Quenneville, who won the Stanley Cup as Chicago’s head coach in 2010 and twice after, also attended the meeting on May 23, 2010. He expressed a concern that his players had to remain focused. McDonough feared the incident would cause negative publicity.

Bettman called Quenneville to his office on Thursday but allowed him to remain behind the bench for the Florida Panthers, where he has coached since 2019, the preceding night. In light of the situation, that angered many people.

Bettman said that he did not want Quenneville, the league’s most successful active coach, to believe he was being prejudged. He said Quenneville had coached in 867 games since then.

“I knew I had to have Joel come in and I had to have a candid conversation with him,” the commissioner said. “I was focused on the long term, not one game.”

Quenneville resigned as the Panthers head coach hours after the meeting with Bettman.

Kevin Cheveldayoff, Chicago’s assistant general manager at the time, travelled to meet Bettman in New York on Friday morning. Cheveldayoff is the current general manager of the Winnipeg Jets.

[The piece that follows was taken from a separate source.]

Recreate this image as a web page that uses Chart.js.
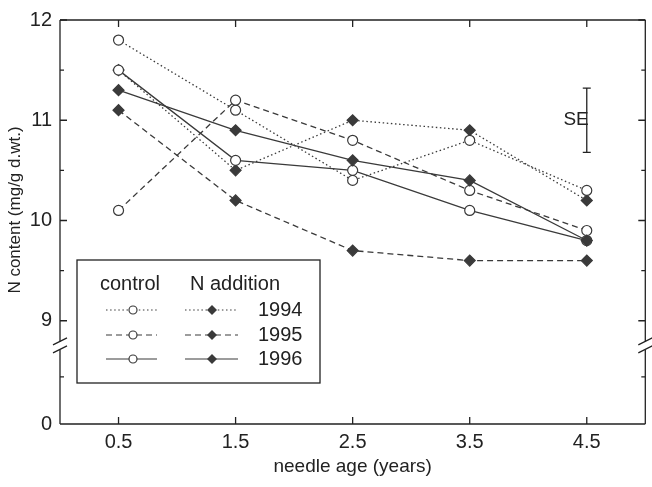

He confirmed he attended the May 23 meeting but was not disciplined by Bettman, which caused some rancour.

The commissioner said Cheveldayoff’s primary responsibilities at the time surrounded the team’s salary cap and scouting. Cheveldayoff told Bettman that as far as he knew, superiors were going to handle Beach’s complaint.

“He had limited authority,” Bettman said. “I am satisfied what was going on was beyond anything that he could deal with. I think the best way to handle something like this is to evaluate it on a case-by-case basis.

“You find out what happened and deal with it in an appropriate manner.”

When pressed further, Bettman said, “Those that needed to be separated from the game have been separated.”

He also said anyone involved in the scandal that wants to return to the NHL will have to go through him first.

“Nobody has been made any promises,” Bettman said. “Absolutely not.”

A news conference in Winnipeg that was to include Cheveldayoff and Jets governor and executive chairman Mark Chipman was scrapped on Monday because Chipman is ill with vertigo. It is now scheduled to take place on Tuesday.

Bettman and Daly announced that the league will be bring in outside experts to evaluate the resources it provides for victims of abuse to be certain they are appropriate. The NHL will also be part of a wider effort to make sure those resources can be expanded to the larger hockey community.

Bettman met with Beach several days after he appeared on TSN with Rick Westhead for a gut-wrenching interview.

“I was horrified,” Bettman said of his feelings as he watched. “I was emotional. I was distressed. I was sorry, as a personal matter, that anyone had go through what he did.”